I think the market is wrong to dismiss the Back allegation as irrelevant. Not because I believe Carreyrou is correct — the evidence is nowhere near definitive. But because the allegation has already changed the optics of the quantum debate, and optics shape consensus, and consensus is the only governance mechanism Bitcoin has.
Summary
John Carreyrou’s New York Times investigation naming Blockstream CEO Adam Back as Satoshi Nakamoto arrived on April 8 and was met with a market shrug and a swift denial. But the allegation’s real significance lies in its collision with Bitcoin’s concurrent quantum security debate. Back, now publicly tagged as Satoshi’s probable identity, is simultaneously the most influential voice opposing BIP-361, the quantum migration proposal that would freeze Satoshi’s unmoved coins. That overlap has injected an unavoidable perception problem into a technical debate that already suffered from governance paralysis. Bitcoin Core’s merge authority has concentrated to the point where one developer handles nearly two-thirds of all code changes.

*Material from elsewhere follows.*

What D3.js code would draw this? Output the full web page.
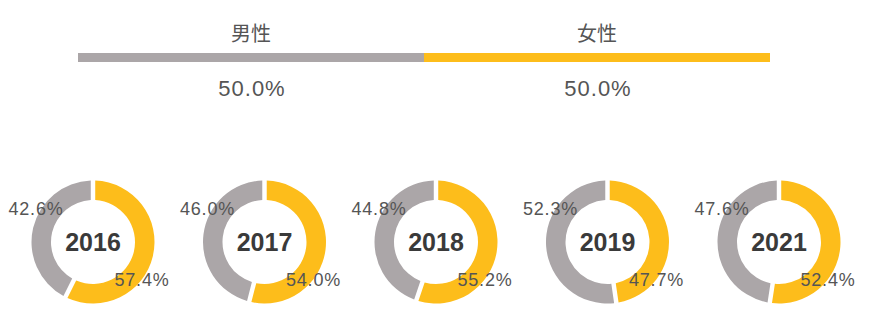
<!DOCTYPE html>
<html><head><meta charset="utf-8">
<script src="https://cdn.jsdelivr.net/npm/d3@7"></script>
<style>html,body{margin:0;padding:0;background:#fff;}svg{display:block;}</style>
</head><body>
<svg id="c" width="886" height="334"></svg>
<script>
const genders = ["男性", "女性"];
const overallShare = [50.0, 50.0];
const years = ["2016", "2017", "2018", "2019", "2021"];
const maleShare = [42.6, 46.0, 44.8, 52.3, 47.6];
const femaleShare = [57.4, 54.0, 55.2, 47.7, 52.4];

const GRAY = "#aba6a8", YELLOW = "#fdbd1b";
const colors = [GRAY, YELLOW];
const svg = d3.select("#c");
const fontLatin = "'Liberation Sans', Arial, sans-serif";
const fontCJK = "'Noto Sans CJK JP', sans-serif";

// Top bar
const x = d3.scaleLinear().domain([0, d3.sum(overallShare)]).range([78, 770]);
let cum = 0;
const segs = overallShare.map((v, i) => { const s = {i, v, x0: cum, x1: cum + v}; cum += v; return s; });
svg.selectAll("rect.seg").data(segs).join("rect")
  .attr("x", d => x(d.x0)).attr("width", d => x(d.x1) - x(d.x0))
  .attr("y", 53).attr("height", 9).attr("fill", d => colors[d.i]);
svg.selectAll("text.g").data(segs).join("text")
  .attr("x", d => (x(d.x0) + x(d.x1)) / 2).attr("y", 41)
  .attr("text-anchor", "middle").attr("font-family", fontCJK)
  .attr("font-size", 20).attr("fill", "#555")
  .text(d => genders[d.i]);
svg.selectAll("text.p").data(segs).join("text")
  .attr("x", d => (x(d.x0) + x(d.x1)) / 2 + 1).attr("y", 96)
  .attr("text-anchor", "middle").attr("font-family", fontLatin)
  .attr("font-size", 22).attr("letter-spacing", 1).attr("fill", "#555")
  .text(d => d.v.toFixed(1) + "%");

// Donuts
const cx = d3.scalePoint().domain(years).range([93, 779]);
const cy = 242;
const pie = d3.pie().sort(null).value(d => d.v);
const arc = d3.arc().innerRadius(42).outerRadius(61.5).padAngle(0.06);

years.forEach((yr, i) => {
  const g = svg.append("g").attr("transform", `translate(${cx(yr)},${cy})`);
  const data = [{k: 1, v: femaleShare[i]}, {k: 0, v: maleShare[i]}];
  g.selectAll("path").data(pie(data)).join("path")
    .attr("d", arc).attr("fill", d => colors[d.data.k]);
  g.append("text").attr("text-anchor", "middle").attr("y", 9)
    .attr("font-family", fontLatin).attr("font-weight", "bold")
    .attr("font-size", 25).attr("fill", "#3a3a3a").text(yr);
  g.append("text").attr("text-anchor", "middle").attr("x", -57).attr("y", -27)
    .attr("font-family", fontLatin).attr("font-size", 18).attr("letter-spacing", 0.8).attr("fill", "#555")
    .text(maleShare[i].toFixed(1) + "%");
  g.append("text").attr("text-anchor", "middle").attr("x", 49).attr("y", 44)
    .attr("font-family", fontLatin).attr("font-size", 18).attr("letter-spacing", 0.8).attr("fill", "#555")
    .text(femaleShare[i].toFixed(1) + "%");
});
</script>
</body></html>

The network’s institutional machinery for making consensus-layer decisions has been dormant since Taproot in 2021. The Satoshi question stopped being academic the moment it intersected with the quantum migration timeline — because Bitcoin now faces a threat that demands exactly the kind of coordinated protocol change its governance structure appears incapable of delivering, and the man at the center of both stories is arguing against the only concrete plan on the table.